Actually, thinking about it some more forking at PKCS#11 driver will not fix heartbleed completely. It will stop the key being recovered but will still allow you to recover passwords and cookies. To fix it completely you'd need forking at both ends, or just using apache in forking instead of event mode.


There are several softhsm's, they just share the address space with your frontline daemon which (IMHO) defeats the purpose.

While webserver's support for PKCS#11 is annoying, it's well supported by lots and lots of other stuff (usually client side stuff like ssh, browsers etc tho). You can get webservers to do PKCS#11 today, there are docs on how to do it. They usually start with "download the source, and run configure with this pile of options."


Isn't that just because PKCS#11 is an in-process API so not really meant for calls over a socket? So wouldn't you need to actually write a PKCS#11 compliant library to plug into the server, a software HSM and then some form of serializing protocol to talk between the two? Or is there a standard way to do PKCS#11 over a socket? A quick look at the spec made it look like a "here's how our struct's are packed" kind of standard.


Yup, that pretty much sums it up. I'm currently trying to figure out if dbus could be that serialisation since it takes care of a reasonable amount of the hard work for you. But I'm no expert on GObject, so slow going. (Also, I'm not sure that I'm the best person to be writing this... I don't really have that much security knowledge, I just spent a whole pile of time trying to figure out how to secure my (client) keys recently and wondered why we didn't do something sensible for server keys.


In that case why not skip the middle man and just implement enough soft-HSM for whatever Apache/nginx needs with a simple serialization protocol just for that? Emulating all of PKCS#11 sounds like a chore for very little gain.
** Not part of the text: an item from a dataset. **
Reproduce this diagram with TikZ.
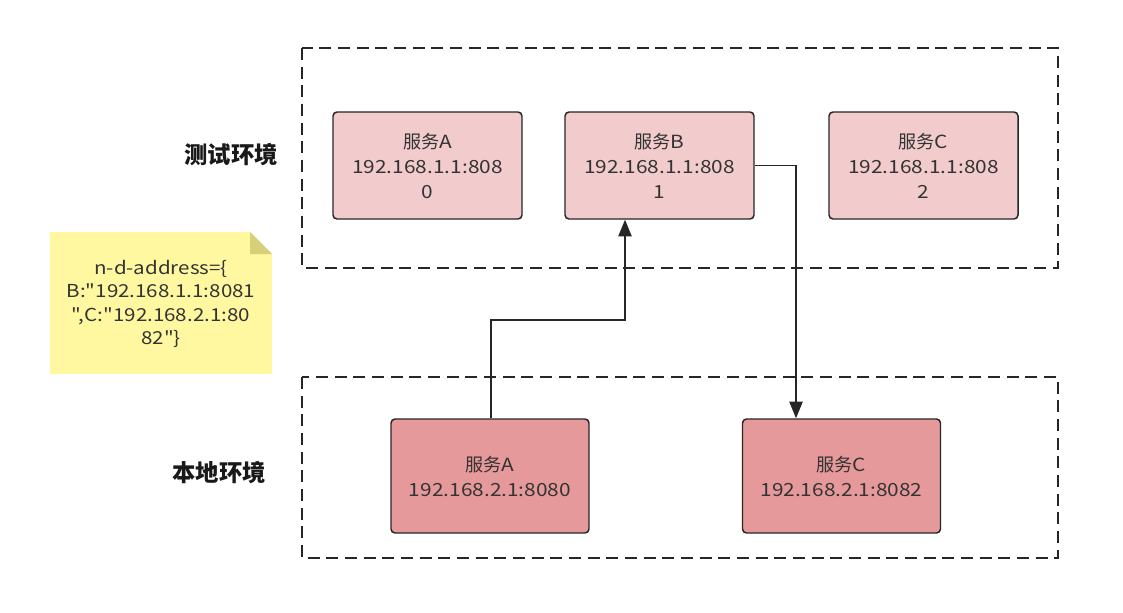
\documentclass[tikz,border=0pt]{standalone}
\usepackage{fontspec}
\newfontfamily\yh{Noto Sans CJK SC}
\newfontfamily\lat{Noto Sans CJK SC}[FakeStretch=1.15]
\newcommand\cj[1]{{\yh #1}}
\usetikzlibrary{arrows.meta}
\definecolor{txt}{HTML}{333333}
\definecolor{topfill}{HTML}{F2CCCC}
\definecolor{botfill}{HTML}{E6999B}
\definecolor{notefill}{HTML}{FFF8A0}
\definecolor{notefold}{HTML}{D6D07A}
\begin{document}
\begin{tikzpicture}[x=0.75pt,y=-0.75pt,
  envbox/.style={draw=black!85,line width=1.2pt,dash pattern=on 9pt off 5pt},
  svc/.style={draw=black!85,line width=1.1pt,rounded corners=3pt,text=txt,align=center,
    font=\lat\fontsize{13.6}{18.75}\selectfont,inner sep=0pt},
  topsvc/.style={svc,fill=topfill,minimum width=189*0.75pt,minimum height=107*0.75pt},
  botsvc/.style={svc,fill=botfill,minimum width=198*0.75pt,minimum height=114*0.75pt},
  envlabel/.style={text=black!90,font=\yh\fontsize{17.5}{20}\selectfont\bfseries},
  notetext/.style={text=txt,align=center,font=\lat\fontsize{13.4}{17.6}\selectfont},
  conn/.style={draw=black!85,line width=1.1pt,-{Triangle[length=12.5pt,width=10pt]}}]
\useasboundingbox (0,0) rectangle (1123,613);
% environments
\draw[envbox] (302,48) rectangle (1058,268);
\draw[envbox] (302,377) rectangle (1058,558);
\node[envlabel] (lt) at (231,155) {测试环境};
\node[envlabel] (lb) at (219,473) {本地环境};
% note
\fill[notefill] (50,232) -- (250,232) -- (272,254) -- (272,374) -- (50,374) -- cycle;
\fill[notefold] (250,232) -- (272,254) -- (250,254) -- cycle;
\node[notetext] (note) at (161,304)
  {n-d-address=\{\\B:"192.168.1.1:8081\\",C:"192.168.2.1:80\\82"\}};
% services
\node[topsvc] (ta) at (427.5,165.5) {\cj{服务}A\\192.168.1.1:808\\0};
\node[topsvc] (tb) at (659.5,165.5) {\cj{服务}B\\192.168.1.1:808\\1};
\node[topsvc] (tc) at (923.5,165.5) {\cj{服务}C\\192.168.1.1:808\\2};
\node[botsvc] (ba) at (490,476) {\cj{服务}A\\192.168.2.1:8080};
\node[botsvc] (bc) at (841.5,476) {\cj{服务}C\\192.168.2.1:8082};
% connectors
\coordinate (p1) at (491,320);
\coordinate (p2) at (625,320);
\draw[conn] (ba.north -| p1) -- (p1) -- (p2) -- (p2 |- tb.south);
\coordinate (q1) at (796,165.5);
\draw[conn] (tb.east) -- (q1) -- (q1 |- bc.north);
\end{tikzpicture}
\end{document}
Having looked at PKCS#11, I'm not sure what bits you could get away with not implementing. It does have functions for things like "get random bytes", which I guess you might not want, but that's just barely any code: (int get_random_bytes() { return CKR_NOT_SUPPORTED; }).

All the complexity in this proposal is the serialisation/deserialisation which is about the same amount of work if it's pkcs#11 or some custom thing.

Custom API: Pro: Marginally simpler to implement. Pro: If the webserver fork()'s it by default, then more users get the benefit for the case that you can read the webserver memory. Con: Doesn't protect against attacks that can read files readably by the webserver. Con: Becomes complicated when you want to move to a real HSM. Con: Isn't reusable between webservers, let alone for your mail server, xmpp server, webbrowsers, ssh clients and so on.

Using PKCS#11: Pro: Can start with a PKCS#11 softhsm running as a seperate user today, migrate to hardware HSM with little change tomorrow. Pro: Reusable across multiple webservers, already usable by browsers and ssh clients. Pro: A well defined, maintained, open standard with a wide variety of implementations that already exist. Con: Slightly more complex than a custom protocol, but I'd argue that the custom protocol would grow to cover at least what PKCS#11 supports. I'm currently investigating using dbus for the protocol, so serialisation/deserialisation is mostly taken care of.

Am I missing some Pro for a custom protocol?


>Con: Doesn't protect against attacks that can read files readably by the webserver.

This isn't a con for the custom API, it's a con for a forking solution instead of a serialization between two different users.

If PKCS#11 is indeed a good fit for that protocol then it's indeed a much better solution that something custom for the reasons you mention. Good luck with the implementation.